Göbeklitepe'deki son keşifler ne anlama geliyor?
Alman Arkeoloji Enstitüsü ekibi, Göbeklitepe'de büyük anıtsal yapıların zeminlerinin birkaç metre altında, evlerin ve sabit yerleşim alanlarının olduğunu gördü. Bu bulgular Göbeklitepe'nin daha önce düşünüldüğü gibi sadece özel ritüeller için izole bir tapınak değil, merkezinde özel yapıların bulunduğu, büyüyen ve gelişen bir köy olduğunu gösterdi. BBC'den Seyahat yazarı Andrew Curry, Göbeklitepe'deki son keşifleri ve keşiflerin ne anlama geldiğini yazdı.
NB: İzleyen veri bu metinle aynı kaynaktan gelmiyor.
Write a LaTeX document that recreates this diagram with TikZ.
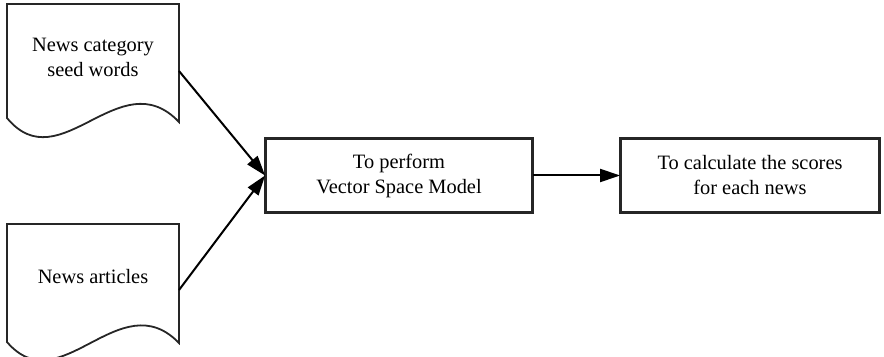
\documentclass[tikz,border=0pt]{standalone}
\usepackage{fontspec}
\setmainfont{Liberation Serif}
\usetikzlibrary{arrows.meta}
\begin{document}
\begin{tikzpicture}[x=0.5pt,y=-0.5pt,
  outline/.style={draw=black!85, line width=0.9pt, line join=miter},
  label/.style={align=center, font=\fontsize{10.2}{12.5}\selectfont, inner sep=0pt},
  procbox/.style={outline, rectangle, minimum width=#1, minimum height=36.5pt, inner sep=0pt},
  flow/.style={line width=1pt, -{Triangle[length=10pt,width=6.5pt]}}]
  \useasboundingbox (0,0) rectangle (884,357);

  % document symbols (wavy bottom edge)
  \draw[outline] (7,118) -- (7,4) -- (179,4) -- (179,122)
    .. controls (120,60) and (60,182) .. cycle;
  \draw[outline] (7,342) -- (7,224) -- (179,224) -- (179,343)
    .. controls (120,282) and (60,404) .. cycle;
  \node[label] (seeds) at (93,57) {News category\\seed words};
  \node[label] (articles) at (93,277) {News articles};
  \coordinate (seedsout) at (179,71);
  \coordinate (articlesout) at (179,290);

  % processing steps
  \node[procbox=133pt, label] (vsm) at (399,175.5) {To perform\\Vector Space Model};
  \node[procbox=129pt, label] (scores) at (750,175.5) {To calculate the scores\\for each news};
  \draw[outline] (vsm.south west) rectangle (vsm.north east);
  \draw[outline] (scores.south west) rectangle (scores.north east);

  % connectors
  \draw[flow] (seedsout) -- (vsm.west);
  \draw[flow] (articlesout) -- (vsm.west);
  \draw[flow] (vsm.east) -- (scores.west);
\end{tikzpicture}
\end{document}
Şanlıurfa'da kent merkezine 18 kilometre uzaklıktaki Örencik Mahallesi yakınlarında 1995 yılında Kültür ve Turizm Bakanlığı Kültür Varlıkları ve Müzeler Genel Müdürlüğü'nden alınan izinle Alman Arkeoloji Enstitüsü ve Şanlıurfa Müzesi tarafından Prof. Dr. Klaus Schmidt başkanlığında kazılara başlandı. Kazılarda Neolitik döneme ait, boyları 3 ila 6 metre, ağırlıkları da 40 ila 60 ton olan, yabani hayvan figürlü "T" biçimli dikili taşlar bulundu.
Üç boyutlu hayvan kabartmaları, 8-30 metre çapında dairesel ve dikdörtgen şekilli dünyanın en eski tapınak kalıntıları, dikili taşlar ve yaklaşık 12 bin yıl öncesine ait olduğu belirtilen 65 santimetre uzunluğunda insan heykeli gibi devrinin çok ilerisinde olan eserlere sahip Göbeklitepe, dünyanın en eski "tapınak merkezi" olarak görülüyor.